-
Notifications
You must be signed in to change notification settings - Fork 53
Description
Hi RVT team,
First, thank you for open-sourcing this impressive work! I'm attempting to reproduce RVT-2's RLBench results and encountered an inconsistency in the "slide block to color target" task that I'd like to discuss.
Issue Description
Reported vs Reproduced Results:
While the paper reports 92% success rate, my implementation achieves only 48%.
Failure Analysis:
Through video analysis of failed cases, I observed that the model frequently mispredicts the ignore_collision flag.
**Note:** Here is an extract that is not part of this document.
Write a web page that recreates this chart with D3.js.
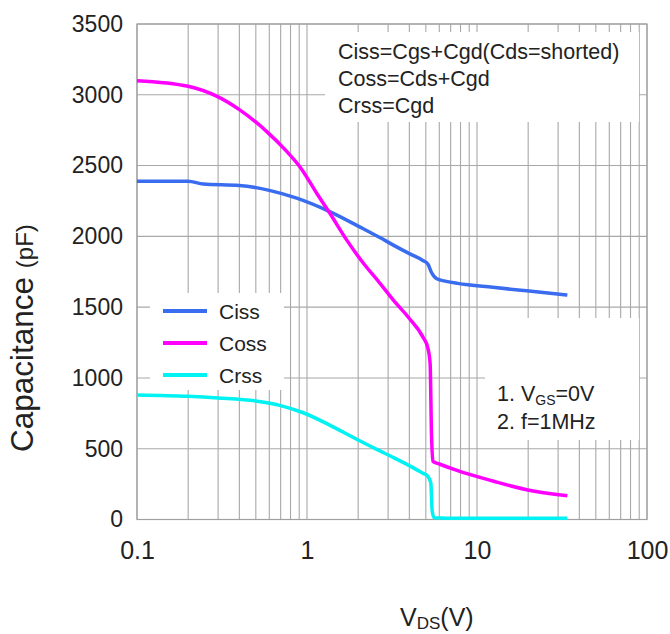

When this flag is manually forced to True, success rate aligns with the paper's results (92-100%).
Key Insight:
Since collision prediction should be a simpler subtask, I suspect a potential discrepancy in the data generation logic.
In dataset.py
(specifically the _add_keypoints_to_replay
function), I noticed the following implementation:
(
trans_indicies,
rot_grip_indicies,
ignore_collisions, # this ignore collisions flage corresponds to keypoint but not used
action,
attention_coordinates,
) = _get_action(
obs_tp1,
obs_tm1,
rlbench_scene_bounds,
voxel_sizes,
rotation_resolution,
crop_augmentation,
)
terminal = k == len(episode_keypoints) - 1
reward = float(terminal) * 1.0 if terminal else 0
obs_dict = extract_obs(
obs,
CAMERAS,
t=k - next_keypoint_idx,
prev_action=prev_action,
episode_length=25,
) # the ignore_collisions in the dict corresponds to current observation
Request
Could you please clarify:
Whether this is a known implementation-paper discrepancy?
If modifying the ignore_collision source to keypoint observations would align with your original design?
Thank you for your time and insights!